There are authorized to be appropriated to the Secretary $3,000,000,000 for each of the fiscal years 2009 through 2012 to make the capital contributions in accordance with section 9(a)(1)(A) for the purpose of carrying out this Act.

(c)

Establishment of NIC account

Before the transition date, the funds appropriated under subsection (b) shall be deposited in an account to be established in the Treasury of the United States to be known as the National Infrastructure Development Corporation Account, which shall be available to the Corporation, without need for further appropriation and without fiscal year limitation, for carrying out its purposes, functions and powers, including the investment and reinvestment of these funds as permitted in this Act, and which shall not be subject to apportionment under subchapter II of chapter 15 of title 31, United States Code.

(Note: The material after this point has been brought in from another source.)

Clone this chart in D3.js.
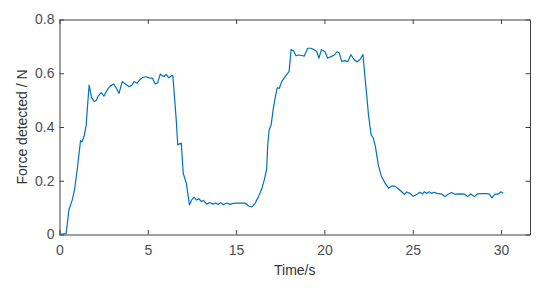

The Secretary of the Treasury, in consultation with the board of directors of the Corporation, shall invest amounts in the account in public debt securities with maturities suitable to the needs of the account and bearing interest at rates determined by the Secretary, taking into consideration current market yields on outstanding marketable obligations of the United States of comparable maturities.

20.

Prohibition on additional Federal assistance

Except as otherwise specifically provided by sections 13 and 19, NIC shall receive no appropriations, loans, or other financial assistance from the Federal Government.

21.

Limitation on exercising of powers

Neither the Corporation nor the Insurance Corporation may exercise a power granted to it under this Act with respect to a project or activity involving a corporation (other than the Corporation and the Insurance Corporation) unless the corporation is incorporated under the laws of any State.